◆ WHAT IS EXPECTED ◆
Write out the material again exactly, please, and omit the pictures.

◆ SUPPLIED INFORMATION ◆
- - - - -

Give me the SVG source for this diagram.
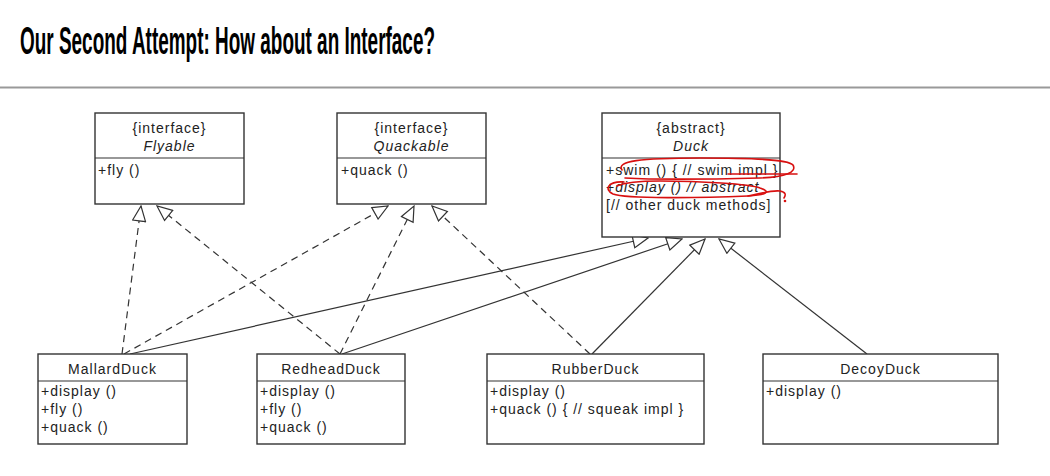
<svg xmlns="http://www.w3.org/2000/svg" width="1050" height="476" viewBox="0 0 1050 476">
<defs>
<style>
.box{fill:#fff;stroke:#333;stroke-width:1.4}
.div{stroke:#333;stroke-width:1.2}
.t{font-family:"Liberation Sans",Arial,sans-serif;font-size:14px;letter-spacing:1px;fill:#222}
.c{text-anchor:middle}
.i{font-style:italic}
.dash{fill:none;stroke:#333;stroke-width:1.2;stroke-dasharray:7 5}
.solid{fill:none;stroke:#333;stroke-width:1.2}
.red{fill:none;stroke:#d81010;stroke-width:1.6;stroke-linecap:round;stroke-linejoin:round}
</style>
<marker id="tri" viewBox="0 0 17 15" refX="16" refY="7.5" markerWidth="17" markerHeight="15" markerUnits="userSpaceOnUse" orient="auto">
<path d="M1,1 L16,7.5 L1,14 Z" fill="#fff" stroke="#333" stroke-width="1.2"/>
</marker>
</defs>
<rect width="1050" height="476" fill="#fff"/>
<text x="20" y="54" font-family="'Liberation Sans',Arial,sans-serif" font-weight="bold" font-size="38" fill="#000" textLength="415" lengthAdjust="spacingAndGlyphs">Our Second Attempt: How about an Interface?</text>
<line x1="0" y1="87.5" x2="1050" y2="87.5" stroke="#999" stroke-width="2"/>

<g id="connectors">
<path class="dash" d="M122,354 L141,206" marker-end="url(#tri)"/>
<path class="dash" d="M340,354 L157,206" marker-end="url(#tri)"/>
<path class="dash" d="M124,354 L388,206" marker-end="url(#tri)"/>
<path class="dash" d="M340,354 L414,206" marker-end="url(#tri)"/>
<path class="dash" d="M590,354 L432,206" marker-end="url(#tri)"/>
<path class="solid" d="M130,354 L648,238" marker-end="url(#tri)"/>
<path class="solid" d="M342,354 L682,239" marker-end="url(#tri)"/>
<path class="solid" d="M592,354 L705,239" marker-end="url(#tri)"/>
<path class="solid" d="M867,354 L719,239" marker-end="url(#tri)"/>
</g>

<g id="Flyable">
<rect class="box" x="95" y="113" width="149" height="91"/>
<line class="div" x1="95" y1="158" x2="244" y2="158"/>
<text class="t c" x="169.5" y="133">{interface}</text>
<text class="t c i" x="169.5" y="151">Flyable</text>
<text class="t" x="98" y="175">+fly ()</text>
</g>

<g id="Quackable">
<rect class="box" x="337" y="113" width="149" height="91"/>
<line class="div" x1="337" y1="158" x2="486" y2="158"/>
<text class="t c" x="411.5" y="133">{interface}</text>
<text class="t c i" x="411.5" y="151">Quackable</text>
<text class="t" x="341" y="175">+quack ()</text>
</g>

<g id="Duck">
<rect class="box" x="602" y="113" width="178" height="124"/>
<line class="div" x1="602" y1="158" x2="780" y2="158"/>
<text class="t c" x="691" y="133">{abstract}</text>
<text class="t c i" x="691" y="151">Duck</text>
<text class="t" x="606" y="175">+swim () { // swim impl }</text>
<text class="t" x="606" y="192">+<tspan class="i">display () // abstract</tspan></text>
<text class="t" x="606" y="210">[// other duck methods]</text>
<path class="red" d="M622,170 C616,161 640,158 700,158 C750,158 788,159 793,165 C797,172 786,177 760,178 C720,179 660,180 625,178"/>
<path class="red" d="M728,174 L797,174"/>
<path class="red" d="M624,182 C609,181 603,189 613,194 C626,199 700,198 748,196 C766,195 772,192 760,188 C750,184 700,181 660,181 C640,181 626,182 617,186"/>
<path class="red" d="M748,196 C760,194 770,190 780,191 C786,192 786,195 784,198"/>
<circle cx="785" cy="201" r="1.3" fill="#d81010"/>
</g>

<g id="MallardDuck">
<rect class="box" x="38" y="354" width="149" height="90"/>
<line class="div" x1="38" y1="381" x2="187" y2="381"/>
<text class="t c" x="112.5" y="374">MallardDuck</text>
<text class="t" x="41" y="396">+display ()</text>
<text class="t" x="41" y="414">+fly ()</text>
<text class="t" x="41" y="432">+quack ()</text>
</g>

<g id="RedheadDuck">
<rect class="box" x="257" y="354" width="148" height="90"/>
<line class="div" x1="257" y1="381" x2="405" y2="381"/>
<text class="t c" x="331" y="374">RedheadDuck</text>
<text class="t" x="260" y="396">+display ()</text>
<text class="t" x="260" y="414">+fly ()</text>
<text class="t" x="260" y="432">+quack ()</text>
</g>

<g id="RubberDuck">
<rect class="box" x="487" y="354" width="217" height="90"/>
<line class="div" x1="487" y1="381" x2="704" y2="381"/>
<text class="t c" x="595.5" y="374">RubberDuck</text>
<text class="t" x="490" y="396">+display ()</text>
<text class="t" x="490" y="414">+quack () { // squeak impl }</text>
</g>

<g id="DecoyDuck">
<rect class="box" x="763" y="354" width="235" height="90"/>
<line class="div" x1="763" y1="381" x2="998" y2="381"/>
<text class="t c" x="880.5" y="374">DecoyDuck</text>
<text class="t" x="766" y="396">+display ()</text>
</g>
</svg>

- - - - -

◆ COMPLETE ANSWER ◆
Give me the SVG source for this diagram.
<svg xmlns="http://www.w3.org/2000/svg" width="1050" height="476" viewBox="0 0 1050 476">
<defs>
<style>
.box{fill:#fff;stroke:#333;stroke-width:1.4}
.div{stroke:#333;stroke-width:1.2}
.t{font-family:"Liberation Sans",Arial,sans-serif;font-size:14px;letter-spacing:1px;fill:#222}
.c{text-anchor:middle}
.i{font-style:italic}
.dash{fill:none;stroke:#333;stroke-width:1.2;stroke-dasharray:7 5}
.solid{fill:none;stroke:#333;stroke-width:1.2}
.red{fill:none;stroke:#d81010;stroke-width:1.6;stroke-linecap:round;stroke-linejoin:round}
</style>
<marker id="tri" viewBox="0 0 17 15" refX="16" refY="7.5" markerWidth="17" markerHeight="15" markerUnits="userSpaceOnUse" orient="auto">
<path d="M1,1 L16,7.5 L1,14 Z" fill="#fff" stroke="#333" stroke-width="1.2"/>
</marker>
</defs>
<rect width="1050" height="476" fill="#fff"/>
<text x="20" y="54" font-family="'Liberation Sans',Arial,sans-serif" font-weight="bold" font-size="38" fill="#000" textLength="415" lengthAdjust="spacingAndGlyphs">Our Second Attempt: How about an Interface?</text>
<line x1="0" y1="87.5" x2="1050" y2="87.5" stroke="#999" stroke-width="2"/>

<g id="connectors">
<path class="dash" d="M122,354 L141,206" marker-end="url(#tri)"/>
<path class="dash" d="M340,354 L157,206" marker-end="url(#tri)"/>
<path class="dash" d="M124,354 L388,206" marker-end="url(#tri)"/>
<path class="dash" d="M340,354 L414,206" marker-end="url(#tri)"/>
<path class="dash" d="M590,354 L432,206" marker-end="url(#tri)"/>
<path class="solid" d="M130,354 L648,238" marker-end="url(#tri)"/>
<path class="solid" d="M342,354 L682,239" marker-end="url(#tri)"/>
<path class="solid" d="M592,354 L705,239" marker-end="url(#tri)"/>
<path class="solid" d="M867,354 L719,239" marker-end="url(#tri)"/>
</g>

<g id="Flyable">
<rect class="box" x="95" y="113" width="149" height="91"/>
<line class="div" x1="95" y1="158" x2="244" y2="158"/>
<text class="t c" x="169.5" y="133">{interface}</text>
<text class="t c i" x="169.5" y="151">Flyable</text>
<text class="t" x="98" y="175">+fly ()</text>
</g>

<g id="Quackable">
<rect class="box" x="337" y="113" width="149" height="91"/>
<line class="div" x1="337" y1="158" x2="486" y2="158"/>
<text class="t c" x="411.5" y="133">{interface}</text>
<text class="t c i" x="411.5" y="151">Quackable</text>
<text class="t" x="341" y="175">+quack ()</text>
</g>

<g id="Duck">
<rect class="box" x="602" y="113" width="178" height="124"/>
<line class="div" x1="602" y1="158" x2="780" y2="158"/>
<text class="t c" x="691" y="133">{abstract}</text>
<text class="t c i" x="691" y="151">Duck</text>
<text class="t" x="606" y="175">+swim () { // swim impl }</text>
<text class="t" x="606" y="192">+<tspan class="i">display () // abstract</tspan></text>
<text class="t" x="606" y="210">[// other duck methods]</text>
<path class="red" d="M622,170 C616,161 640,158 700,158 C750,158 788,159 793,165 C797,172 786,177 760,178 C720,179 660,180 625,178"/>
<path class="red" d="M728,174 L797,174"/>
<path class="red" d="M624,182 C609,181 603,189 613,194 C626,199 700,198 748,196 C766,195 772,192 760,188 C750,184 700,181 660,181 C640,181 626,182 617,186"/>
<path class="red" d="M748,196 C760,194 770,190 780,191 C786,192 786,195 784,198"/>
<circle cx="785" cy="201" r="1.3" fill="#d81010"/>
</g>

<g id="MallardDuck">
<rect class="box" x="38" y="354" width="149" height="90"/>
<line class="div" x1="38" y1="381" x2="187" y2="381"/>
<text class="t c" x="112.5" y="374">MallardDuck</text>
<text class="t" x="41" y="396">+display ()</text>
<text class="t" x="41" y="414">+fly ()</text>
<text class="t" x="41" y="432">+quack ()</text>
</g>

<g id="RedheadDuck">
<rect class="box" x="257" y="354" width="148" height="90"/>
<line class="div" x1="257" y1="381" x2="405" y2="381"/>
<text class="t c" x="331" y="374">RedheadDuck</text>
<text class="t" x="260" y="396">+display ()</text>
<text class="t" x="260" y="414">+fly ()</text>
<text class="t" x="260" y="432">+quack ()</text>
</g>

<g id="RubberDuck">
<rect class="box" x="487" y="354" width="217" height="90"/>
<line class="div" x1="487" y1="381" x2="704" y2="381"/>
<text class="t c" x="595.5" y="374">RubberDuck</text>
<text class="t" x="490" y="396">+display ()</text>
<text class="t" x="490" y="414">+quack () { // squeak impl }</text>
</g>

<g id="DecoyDuck">
<rect class="box" x="763" y="354" width="235" height="90"/>
<line class="div" x1="763" y1="381" x2="998" y2="381"/>
<text class="t c" x="880.5" y="374">DecoyDuck</text>
<text class="t" x="766" y="396">+display ()</text>
</g>
</svg>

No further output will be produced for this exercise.